→ **Task brief**: Search the listing below for the word "Convert" and copy each line that holds it.

→ **Records shown**:
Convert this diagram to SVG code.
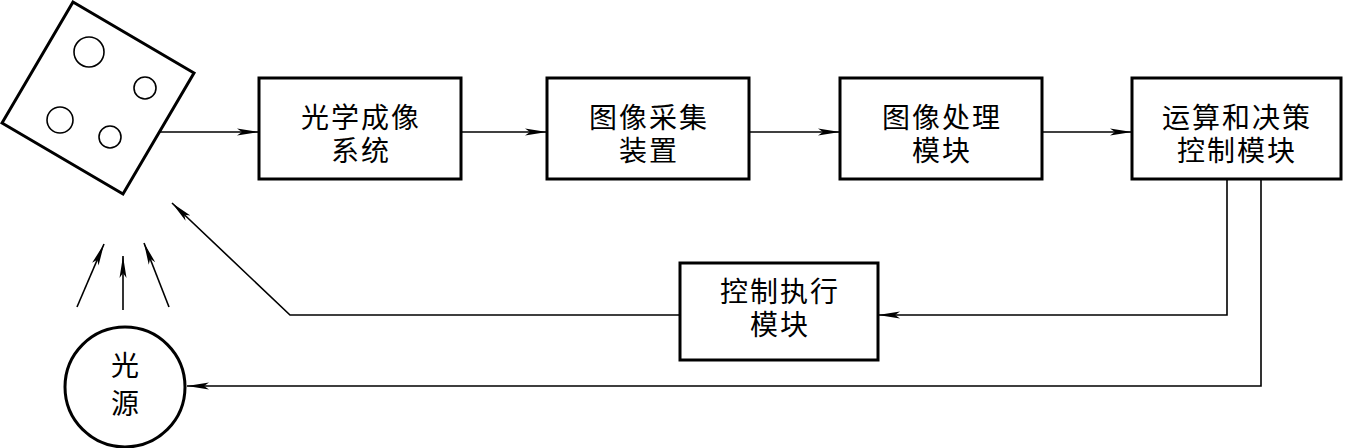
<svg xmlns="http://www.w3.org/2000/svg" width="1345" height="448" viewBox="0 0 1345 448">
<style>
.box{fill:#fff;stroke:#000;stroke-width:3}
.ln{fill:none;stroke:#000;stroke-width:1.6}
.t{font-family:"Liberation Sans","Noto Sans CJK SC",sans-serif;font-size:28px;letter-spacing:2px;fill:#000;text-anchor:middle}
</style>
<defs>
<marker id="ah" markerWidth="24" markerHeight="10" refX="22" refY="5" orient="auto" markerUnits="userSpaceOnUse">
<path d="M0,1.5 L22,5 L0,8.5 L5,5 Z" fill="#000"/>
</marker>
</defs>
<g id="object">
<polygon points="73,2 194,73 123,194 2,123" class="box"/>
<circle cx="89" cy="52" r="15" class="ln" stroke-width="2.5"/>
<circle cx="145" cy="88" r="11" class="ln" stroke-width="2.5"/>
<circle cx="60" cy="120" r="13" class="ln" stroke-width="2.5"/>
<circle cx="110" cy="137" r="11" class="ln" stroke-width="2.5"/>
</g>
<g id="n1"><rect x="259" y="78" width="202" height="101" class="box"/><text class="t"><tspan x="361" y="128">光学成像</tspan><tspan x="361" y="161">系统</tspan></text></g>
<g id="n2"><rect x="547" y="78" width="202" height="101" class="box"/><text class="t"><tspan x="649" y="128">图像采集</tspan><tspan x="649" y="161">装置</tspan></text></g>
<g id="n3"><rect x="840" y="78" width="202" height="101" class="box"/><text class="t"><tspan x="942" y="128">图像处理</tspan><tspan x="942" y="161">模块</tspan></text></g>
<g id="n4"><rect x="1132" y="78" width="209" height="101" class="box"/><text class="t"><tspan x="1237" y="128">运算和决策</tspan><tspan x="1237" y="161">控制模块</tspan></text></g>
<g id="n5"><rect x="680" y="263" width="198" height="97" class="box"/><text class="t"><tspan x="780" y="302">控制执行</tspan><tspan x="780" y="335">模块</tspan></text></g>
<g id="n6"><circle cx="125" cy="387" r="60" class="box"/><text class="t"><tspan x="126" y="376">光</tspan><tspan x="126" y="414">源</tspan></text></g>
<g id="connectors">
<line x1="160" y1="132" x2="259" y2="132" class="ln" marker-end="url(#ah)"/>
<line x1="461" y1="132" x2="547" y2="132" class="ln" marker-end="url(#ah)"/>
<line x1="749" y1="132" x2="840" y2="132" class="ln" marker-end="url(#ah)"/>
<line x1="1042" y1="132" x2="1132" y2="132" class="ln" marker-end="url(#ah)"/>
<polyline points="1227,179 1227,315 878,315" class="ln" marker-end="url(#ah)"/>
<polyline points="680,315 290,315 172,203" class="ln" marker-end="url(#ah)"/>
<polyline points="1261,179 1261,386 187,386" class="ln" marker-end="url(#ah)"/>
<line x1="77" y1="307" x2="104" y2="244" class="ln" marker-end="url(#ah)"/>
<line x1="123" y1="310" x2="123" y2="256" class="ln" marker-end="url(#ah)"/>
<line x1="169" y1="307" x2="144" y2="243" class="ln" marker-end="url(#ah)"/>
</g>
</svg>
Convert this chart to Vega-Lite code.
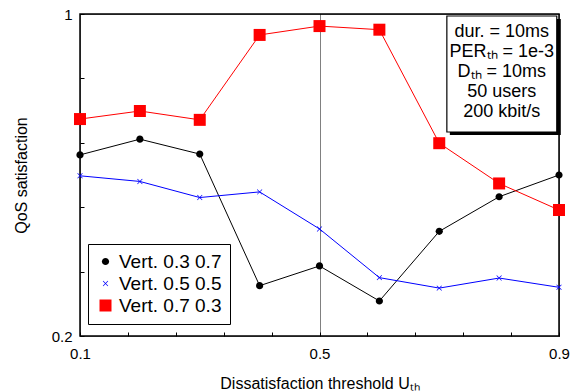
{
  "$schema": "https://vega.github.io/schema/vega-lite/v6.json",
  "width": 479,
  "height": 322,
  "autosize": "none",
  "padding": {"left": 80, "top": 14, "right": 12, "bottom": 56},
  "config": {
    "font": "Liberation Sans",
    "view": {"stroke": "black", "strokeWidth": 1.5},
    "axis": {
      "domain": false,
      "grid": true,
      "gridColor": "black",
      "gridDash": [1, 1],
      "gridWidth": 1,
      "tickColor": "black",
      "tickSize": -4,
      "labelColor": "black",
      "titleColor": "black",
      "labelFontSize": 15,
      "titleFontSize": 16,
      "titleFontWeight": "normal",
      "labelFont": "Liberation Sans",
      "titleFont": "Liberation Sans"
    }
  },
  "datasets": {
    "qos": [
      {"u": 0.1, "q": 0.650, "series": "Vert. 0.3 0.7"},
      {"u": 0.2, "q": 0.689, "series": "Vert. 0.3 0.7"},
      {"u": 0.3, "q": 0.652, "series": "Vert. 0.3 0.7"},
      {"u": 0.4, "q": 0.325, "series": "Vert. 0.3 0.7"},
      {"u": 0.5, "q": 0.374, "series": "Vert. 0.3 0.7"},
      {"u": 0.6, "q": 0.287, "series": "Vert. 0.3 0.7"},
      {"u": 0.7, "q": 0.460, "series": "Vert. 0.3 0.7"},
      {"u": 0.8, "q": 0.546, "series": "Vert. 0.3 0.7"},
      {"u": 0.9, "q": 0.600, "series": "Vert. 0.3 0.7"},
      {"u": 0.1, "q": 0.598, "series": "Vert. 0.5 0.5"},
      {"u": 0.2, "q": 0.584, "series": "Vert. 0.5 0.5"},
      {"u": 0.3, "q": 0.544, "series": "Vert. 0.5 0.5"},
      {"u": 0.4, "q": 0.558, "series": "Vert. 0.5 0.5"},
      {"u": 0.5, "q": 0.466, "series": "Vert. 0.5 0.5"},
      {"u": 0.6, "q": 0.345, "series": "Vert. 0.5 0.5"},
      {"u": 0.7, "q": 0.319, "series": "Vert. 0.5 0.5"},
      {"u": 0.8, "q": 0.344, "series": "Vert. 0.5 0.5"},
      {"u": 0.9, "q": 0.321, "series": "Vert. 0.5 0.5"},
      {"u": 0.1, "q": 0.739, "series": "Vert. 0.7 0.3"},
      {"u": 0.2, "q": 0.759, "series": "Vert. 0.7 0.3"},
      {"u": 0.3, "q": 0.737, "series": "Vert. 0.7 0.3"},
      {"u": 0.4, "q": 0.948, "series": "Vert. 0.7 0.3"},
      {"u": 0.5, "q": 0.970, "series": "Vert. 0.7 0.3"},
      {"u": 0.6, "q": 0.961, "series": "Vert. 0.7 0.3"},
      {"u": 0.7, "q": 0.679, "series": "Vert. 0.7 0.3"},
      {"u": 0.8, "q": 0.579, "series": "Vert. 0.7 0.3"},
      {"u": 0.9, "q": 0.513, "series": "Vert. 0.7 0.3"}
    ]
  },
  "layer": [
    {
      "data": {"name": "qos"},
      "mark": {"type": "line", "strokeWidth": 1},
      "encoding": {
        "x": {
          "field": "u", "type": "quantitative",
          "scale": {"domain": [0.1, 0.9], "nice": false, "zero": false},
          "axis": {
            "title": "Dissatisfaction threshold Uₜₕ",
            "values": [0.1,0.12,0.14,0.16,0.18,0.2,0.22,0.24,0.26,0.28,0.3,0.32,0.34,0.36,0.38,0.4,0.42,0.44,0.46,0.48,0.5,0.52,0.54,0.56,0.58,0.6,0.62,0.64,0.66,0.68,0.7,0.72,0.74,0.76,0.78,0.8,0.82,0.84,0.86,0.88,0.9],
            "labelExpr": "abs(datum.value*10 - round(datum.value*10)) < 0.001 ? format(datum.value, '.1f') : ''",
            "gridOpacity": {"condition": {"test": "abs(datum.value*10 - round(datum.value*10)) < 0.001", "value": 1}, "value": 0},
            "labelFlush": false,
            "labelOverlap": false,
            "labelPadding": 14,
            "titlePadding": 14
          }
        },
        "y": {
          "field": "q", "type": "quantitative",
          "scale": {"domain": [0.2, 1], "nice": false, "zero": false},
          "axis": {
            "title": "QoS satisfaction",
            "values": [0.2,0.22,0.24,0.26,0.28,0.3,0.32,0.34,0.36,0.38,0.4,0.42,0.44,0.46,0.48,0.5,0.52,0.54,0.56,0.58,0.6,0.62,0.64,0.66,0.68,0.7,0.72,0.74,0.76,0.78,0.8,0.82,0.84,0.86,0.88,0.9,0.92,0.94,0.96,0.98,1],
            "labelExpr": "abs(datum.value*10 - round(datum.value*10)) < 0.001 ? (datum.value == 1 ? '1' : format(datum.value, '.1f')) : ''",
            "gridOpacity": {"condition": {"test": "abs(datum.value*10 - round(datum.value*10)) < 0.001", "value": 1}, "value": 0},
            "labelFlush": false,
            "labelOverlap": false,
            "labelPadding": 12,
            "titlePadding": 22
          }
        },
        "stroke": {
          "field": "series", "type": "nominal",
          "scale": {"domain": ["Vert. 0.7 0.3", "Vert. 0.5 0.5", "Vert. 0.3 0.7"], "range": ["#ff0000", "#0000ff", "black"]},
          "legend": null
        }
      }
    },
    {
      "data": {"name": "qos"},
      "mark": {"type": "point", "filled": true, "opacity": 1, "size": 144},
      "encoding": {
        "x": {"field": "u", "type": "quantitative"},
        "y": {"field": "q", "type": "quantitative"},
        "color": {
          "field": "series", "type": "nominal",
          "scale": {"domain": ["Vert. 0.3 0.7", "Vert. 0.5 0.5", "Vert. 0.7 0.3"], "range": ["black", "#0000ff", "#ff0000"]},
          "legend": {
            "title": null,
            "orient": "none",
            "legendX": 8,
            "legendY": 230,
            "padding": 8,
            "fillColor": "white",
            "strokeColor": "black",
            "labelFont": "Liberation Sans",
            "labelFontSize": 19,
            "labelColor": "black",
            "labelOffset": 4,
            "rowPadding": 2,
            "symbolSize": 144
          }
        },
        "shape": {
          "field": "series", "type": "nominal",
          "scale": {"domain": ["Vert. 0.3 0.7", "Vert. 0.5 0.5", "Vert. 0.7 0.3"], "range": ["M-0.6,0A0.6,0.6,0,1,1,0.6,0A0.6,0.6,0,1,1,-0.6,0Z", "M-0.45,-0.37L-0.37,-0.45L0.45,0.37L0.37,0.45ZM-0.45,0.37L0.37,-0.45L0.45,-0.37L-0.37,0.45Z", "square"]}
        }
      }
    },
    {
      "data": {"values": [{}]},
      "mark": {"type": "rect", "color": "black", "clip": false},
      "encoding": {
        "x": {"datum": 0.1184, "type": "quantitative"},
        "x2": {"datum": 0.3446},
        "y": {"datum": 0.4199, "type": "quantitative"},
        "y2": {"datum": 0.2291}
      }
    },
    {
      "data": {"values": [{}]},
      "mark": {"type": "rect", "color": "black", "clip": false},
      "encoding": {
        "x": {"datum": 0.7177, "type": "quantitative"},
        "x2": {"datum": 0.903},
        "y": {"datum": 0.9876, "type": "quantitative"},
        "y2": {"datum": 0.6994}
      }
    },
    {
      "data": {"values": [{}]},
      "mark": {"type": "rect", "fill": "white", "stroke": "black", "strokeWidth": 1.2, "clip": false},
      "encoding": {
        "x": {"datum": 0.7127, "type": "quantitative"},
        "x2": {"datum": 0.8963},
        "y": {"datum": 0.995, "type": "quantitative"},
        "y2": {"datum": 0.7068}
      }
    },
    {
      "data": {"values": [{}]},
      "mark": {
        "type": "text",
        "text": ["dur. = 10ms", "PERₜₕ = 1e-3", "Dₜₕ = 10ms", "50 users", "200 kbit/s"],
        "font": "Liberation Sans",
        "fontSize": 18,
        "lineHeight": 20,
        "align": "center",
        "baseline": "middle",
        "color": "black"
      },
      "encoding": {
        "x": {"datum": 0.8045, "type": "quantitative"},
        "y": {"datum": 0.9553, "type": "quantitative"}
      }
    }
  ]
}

→ **Completed task**:
Convert this diagram to SVG code.
Convert this chart to Vega-Lite code.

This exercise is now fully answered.